Additionally, while these graphs are fictitious and potentially exaggerated, this framework can be extended to evaluation of real funds and managers and even individual investments. For example, the graph of Manager A could correspond to a high risk/reward investment and the graph of Manager C could correspond to an excellent “buy and hold” investment.

Know Your Graph

So how is any of the above useful? I think it is important for individuals and managers (those investing their own money and the money of others) to know their graph, both current and ideal, and use that knowledge to shape their investments.

A manager should consider the graph of his portfolio and, more importantly, his underlying investment philosophy at all times. The key point to remember is that the graph represents the true reality—both of the possible risks and rewards. Moreover, if a poor graph is applied repeatedly, particularly one with substantial probability of extensive capital loss, it is extremely likely that the capital loss will occur at one point or another. For example, taking the roulette wheel as an extreme example, it is virtually assured that all of the capital will be lost over even a small number of turns of the wheel. Further, as Buffett says:

“And the simple rule stands supreme—any compounding sequence multiplied by zero is zero. 99 years worth of stellar returns, capped by a year of default, is a zero”; and

“A small chance of distress or disgrace cannot, in our view, be offset by a large chance of extra returns”.

Indeed, an exemplary conservative strategy graph, such as that shown for Manager C, is virtually assured to have an excellent long-term record, even though any particular year (and perhaps every year) may not be considered exceptional. Over the long run, I would argue that the risk undertaken when constantly “swinging for the fences” is almost assuredly unsustainable compared to a low risk philosophy with consistent, moderate returns.

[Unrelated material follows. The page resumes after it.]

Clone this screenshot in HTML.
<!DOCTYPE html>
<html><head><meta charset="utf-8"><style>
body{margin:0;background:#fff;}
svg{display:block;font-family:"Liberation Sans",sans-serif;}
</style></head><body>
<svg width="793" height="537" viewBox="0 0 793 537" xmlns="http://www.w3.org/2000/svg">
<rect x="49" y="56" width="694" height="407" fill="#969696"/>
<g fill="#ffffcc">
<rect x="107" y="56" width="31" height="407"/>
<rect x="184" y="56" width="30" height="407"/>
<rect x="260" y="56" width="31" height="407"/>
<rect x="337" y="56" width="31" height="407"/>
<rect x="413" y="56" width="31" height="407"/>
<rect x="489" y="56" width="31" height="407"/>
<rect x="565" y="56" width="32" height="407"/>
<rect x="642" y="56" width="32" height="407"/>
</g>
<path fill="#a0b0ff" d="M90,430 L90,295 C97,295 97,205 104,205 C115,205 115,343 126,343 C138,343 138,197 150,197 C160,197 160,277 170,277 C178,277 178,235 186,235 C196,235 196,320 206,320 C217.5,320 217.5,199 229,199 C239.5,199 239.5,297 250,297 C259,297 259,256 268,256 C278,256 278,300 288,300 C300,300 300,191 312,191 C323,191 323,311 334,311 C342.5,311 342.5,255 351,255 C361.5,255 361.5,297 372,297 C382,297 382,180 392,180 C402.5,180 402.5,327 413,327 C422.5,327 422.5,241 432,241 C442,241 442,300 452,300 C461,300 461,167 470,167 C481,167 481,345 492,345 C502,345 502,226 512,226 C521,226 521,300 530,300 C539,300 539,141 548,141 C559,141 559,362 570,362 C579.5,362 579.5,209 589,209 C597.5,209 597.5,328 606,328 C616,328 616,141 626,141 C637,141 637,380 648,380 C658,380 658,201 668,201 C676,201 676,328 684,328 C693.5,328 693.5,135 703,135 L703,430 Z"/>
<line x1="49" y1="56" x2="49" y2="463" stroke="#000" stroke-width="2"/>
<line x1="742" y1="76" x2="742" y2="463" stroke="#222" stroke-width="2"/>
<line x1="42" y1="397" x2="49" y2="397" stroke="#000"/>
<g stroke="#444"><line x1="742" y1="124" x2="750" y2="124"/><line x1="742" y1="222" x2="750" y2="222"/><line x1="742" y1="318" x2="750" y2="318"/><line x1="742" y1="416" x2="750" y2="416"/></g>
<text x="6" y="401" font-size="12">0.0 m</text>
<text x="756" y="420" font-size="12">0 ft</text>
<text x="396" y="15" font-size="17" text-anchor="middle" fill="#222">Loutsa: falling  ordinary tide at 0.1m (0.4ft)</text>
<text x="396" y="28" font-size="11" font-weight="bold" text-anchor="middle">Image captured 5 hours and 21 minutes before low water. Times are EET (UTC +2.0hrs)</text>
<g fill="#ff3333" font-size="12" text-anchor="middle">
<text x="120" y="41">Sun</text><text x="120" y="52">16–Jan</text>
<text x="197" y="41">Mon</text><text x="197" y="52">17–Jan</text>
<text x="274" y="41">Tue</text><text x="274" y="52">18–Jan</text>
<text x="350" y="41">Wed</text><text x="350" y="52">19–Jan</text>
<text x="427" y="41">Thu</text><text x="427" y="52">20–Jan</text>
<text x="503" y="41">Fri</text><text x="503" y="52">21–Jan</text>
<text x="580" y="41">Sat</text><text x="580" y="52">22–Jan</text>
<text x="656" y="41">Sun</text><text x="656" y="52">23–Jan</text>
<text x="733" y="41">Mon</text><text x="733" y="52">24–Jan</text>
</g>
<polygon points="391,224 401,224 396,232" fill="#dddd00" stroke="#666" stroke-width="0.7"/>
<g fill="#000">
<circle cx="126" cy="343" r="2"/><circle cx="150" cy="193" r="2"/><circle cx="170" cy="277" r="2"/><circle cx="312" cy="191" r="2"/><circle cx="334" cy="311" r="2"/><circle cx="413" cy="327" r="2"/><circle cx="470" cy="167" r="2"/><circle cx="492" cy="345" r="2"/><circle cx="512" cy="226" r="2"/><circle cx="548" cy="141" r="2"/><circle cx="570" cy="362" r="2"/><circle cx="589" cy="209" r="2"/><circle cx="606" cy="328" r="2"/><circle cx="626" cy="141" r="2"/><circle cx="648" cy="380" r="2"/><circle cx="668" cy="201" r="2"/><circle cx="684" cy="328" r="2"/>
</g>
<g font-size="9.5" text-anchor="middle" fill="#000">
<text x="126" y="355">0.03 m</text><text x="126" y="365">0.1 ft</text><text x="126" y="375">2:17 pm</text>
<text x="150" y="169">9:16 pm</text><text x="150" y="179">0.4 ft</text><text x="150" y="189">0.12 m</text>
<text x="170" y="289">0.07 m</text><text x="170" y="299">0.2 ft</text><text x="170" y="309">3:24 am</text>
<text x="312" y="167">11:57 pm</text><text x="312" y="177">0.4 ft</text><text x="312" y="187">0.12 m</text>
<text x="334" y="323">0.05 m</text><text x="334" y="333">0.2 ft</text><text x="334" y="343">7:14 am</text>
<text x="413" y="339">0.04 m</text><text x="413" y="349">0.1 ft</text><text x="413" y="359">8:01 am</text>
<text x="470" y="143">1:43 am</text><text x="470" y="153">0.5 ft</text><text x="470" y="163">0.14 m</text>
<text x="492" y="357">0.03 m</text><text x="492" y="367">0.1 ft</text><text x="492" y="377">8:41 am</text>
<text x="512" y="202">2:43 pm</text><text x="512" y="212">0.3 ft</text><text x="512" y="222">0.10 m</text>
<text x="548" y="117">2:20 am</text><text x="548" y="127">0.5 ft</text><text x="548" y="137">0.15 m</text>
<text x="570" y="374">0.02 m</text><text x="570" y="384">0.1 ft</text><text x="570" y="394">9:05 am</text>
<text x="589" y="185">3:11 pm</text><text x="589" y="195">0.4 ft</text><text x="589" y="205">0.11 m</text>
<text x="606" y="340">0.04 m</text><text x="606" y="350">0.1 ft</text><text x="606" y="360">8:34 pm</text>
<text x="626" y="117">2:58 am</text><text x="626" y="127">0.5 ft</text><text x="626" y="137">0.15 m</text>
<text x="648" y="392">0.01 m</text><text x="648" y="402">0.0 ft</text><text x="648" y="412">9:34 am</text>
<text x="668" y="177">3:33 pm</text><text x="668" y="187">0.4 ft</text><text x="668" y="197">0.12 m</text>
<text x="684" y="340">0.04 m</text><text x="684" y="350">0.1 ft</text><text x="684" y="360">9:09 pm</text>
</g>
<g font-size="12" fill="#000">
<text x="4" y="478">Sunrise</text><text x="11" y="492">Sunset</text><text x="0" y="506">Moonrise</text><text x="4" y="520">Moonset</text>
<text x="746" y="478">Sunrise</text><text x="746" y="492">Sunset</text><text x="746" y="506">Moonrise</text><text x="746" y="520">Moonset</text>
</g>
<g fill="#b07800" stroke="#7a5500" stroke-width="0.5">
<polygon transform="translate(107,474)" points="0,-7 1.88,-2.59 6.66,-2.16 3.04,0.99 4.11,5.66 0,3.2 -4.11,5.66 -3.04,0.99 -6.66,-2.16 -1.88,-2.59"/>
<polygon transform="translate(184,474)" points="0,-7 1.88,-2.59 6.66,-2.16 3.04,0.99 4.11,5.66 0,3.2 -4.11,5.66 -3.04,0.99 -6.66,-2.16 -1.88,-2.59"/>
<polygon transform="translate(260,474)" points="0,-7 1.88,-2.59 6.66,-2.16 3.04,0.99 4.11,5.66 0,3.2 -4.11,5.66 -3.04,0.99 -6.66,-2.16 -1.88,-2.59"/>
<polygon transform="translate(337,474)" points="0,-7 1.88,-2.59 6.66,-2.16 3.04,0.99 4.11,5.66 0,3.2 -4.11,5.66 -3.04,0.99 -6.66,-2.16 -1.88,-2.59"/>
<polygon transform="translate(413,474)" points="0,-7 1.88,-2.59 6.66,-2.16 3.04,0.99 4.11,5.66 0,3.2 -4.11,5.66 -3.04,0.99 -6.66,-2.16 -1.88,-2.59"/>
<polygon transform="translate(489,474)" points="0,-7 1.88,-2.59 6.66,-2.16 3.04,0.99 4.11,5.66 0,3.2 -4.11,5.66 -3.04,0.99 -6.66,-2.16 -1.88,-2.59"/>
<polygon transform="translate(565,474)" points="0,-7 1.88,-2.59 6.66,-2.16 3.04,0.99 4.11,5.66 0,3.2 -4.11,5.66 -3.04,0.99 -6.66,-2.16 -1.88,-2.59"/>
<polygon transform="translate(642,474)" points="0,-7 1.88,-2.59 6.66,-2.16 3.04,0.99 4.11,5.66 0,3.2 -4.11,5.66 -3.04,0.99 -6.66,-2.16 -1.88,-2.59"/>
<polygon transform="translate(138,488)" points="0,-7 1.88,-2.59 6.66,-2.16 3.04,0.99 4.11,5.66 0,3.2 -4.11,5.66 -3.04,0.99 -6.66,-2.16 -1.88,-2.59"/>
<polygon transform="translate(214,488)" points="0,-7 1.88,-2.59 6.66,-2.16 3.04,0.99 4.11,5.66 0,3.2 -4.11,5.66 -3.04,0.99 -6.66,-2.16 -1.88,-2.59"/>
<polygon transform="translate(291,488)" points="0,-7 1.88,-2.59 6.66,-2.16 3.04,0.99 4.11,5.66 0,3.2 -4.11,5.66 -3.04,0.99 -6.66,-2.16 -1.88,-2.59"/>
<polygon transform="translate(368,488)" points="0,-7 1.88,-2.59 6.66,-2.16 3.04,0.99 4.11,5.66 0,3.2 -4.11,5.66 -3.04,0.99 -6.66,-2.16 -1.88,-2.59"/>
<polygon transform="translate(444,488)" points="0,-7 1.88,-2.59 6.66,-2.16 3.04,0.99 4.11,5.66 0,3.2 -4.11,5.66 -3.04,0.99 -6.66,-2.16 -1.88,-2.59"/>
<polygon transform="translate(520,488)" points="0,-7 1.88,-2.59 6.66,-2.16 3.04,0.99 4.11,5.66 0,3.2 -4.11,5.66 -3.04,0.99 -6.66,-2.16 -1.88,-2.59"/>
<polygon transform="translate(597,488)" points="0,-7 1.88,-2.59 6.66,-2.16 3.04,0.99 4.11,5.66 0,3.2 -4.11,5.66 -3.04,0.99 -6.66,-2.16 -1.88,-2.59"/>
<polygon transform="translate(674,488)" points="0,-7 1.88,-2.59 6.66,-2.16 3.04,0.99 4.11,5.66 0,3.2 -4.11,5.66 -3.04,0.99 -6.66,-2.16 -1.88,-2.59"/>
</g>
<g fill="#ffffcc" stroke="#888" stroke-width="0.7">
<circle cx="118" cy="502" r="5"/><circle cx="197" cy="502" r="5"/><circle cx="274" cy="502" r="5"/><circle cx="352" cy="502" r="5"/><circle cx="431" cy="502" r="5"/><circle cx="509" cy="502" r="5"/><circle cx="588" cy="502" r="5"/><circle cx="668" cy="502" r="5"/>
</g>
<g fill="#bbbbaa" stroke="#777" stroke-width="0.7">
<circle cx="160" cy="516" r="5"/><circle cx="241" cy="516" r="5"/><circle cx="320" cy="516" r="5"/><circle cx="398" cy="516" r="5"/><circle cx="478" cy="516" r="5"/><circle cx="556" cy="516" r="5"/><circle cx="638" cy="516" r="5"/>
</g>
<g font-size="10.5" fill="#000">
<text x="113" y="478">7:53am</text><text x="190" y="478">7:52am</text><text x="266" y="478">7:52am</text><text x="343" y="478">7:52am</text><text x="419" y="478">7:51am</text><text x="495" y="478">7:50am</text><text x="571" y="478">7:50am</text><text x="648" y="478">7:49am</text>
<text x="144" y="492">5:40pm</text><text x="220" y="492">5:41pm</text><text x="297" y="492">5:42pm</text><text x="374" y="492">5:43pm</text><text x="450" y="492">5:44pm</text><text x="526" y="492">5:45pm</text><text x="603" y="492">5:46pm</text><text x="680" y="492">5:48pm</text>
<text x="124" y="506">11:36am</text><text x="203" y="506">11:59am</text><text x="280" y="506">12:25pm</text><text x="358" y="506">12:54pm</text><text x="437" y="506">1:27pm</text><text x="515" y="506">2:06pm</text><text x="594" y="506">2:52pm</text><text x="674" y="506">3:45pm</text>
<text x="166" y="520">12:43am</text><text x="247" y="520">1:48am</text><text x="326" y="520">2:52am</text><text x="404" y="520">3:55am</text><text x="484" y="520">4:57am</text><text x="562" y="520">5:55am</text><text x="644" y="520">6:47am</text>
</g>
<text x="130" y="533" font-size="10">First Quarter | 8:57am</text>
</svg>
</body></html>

While it is clearly impossible for the manager to know every possibility, as in the hypothetical examples above, the upside and downside of his investments and portfolio can be analyzed and estimated. For example, the manager can assign a probability and magnitude to both his upside and downside for individual investments and entire portfolios, revealing a crude approximation of his graph. Moreover, even simply considering the underlying risk model or striving for a particular type of graph may have a positive impact on long-term results and undertaken risk.

Individuals, on the other hand, should 1) understand what graph they are comfortable with, and 2) at least attempt to find a manager who implements a similar graph. The former (1) may depend on how much of the individual's net worth is being invested as well as the outlook of the individual himself. For example, I would choose a graph similar to that of Manager C every time, and would not even consider a graph similar to Manager A. However, others may be willing to put a portion of their net worth with a high reward manager, despite the risks. The latter (2) is a very hard problem to solve given that long-term returns over one or even several business cycles are not necessarily indicative of manager quality. Accordingly, it may be prudent for an individual to interview the manager and even consider asking the manager to draw their graph, though it may take a while to explain it. At the very least, an individual should examine the potential manager’s underlying investment philosophy, combined with his long-term results, to determine whether a potential match exists.

Summary (Too Long, Didn’t Read)

1) Investment results represent only one possible outcome for any given period and are therefore unlikely to indicate the undertaken risk;
2) The graph of all possible returns indicates the probability of capital loss and is applied at every investment;
3) The shape of the graph determines long-term results; and
4) Investment decisions should be tailored to match the desired graph!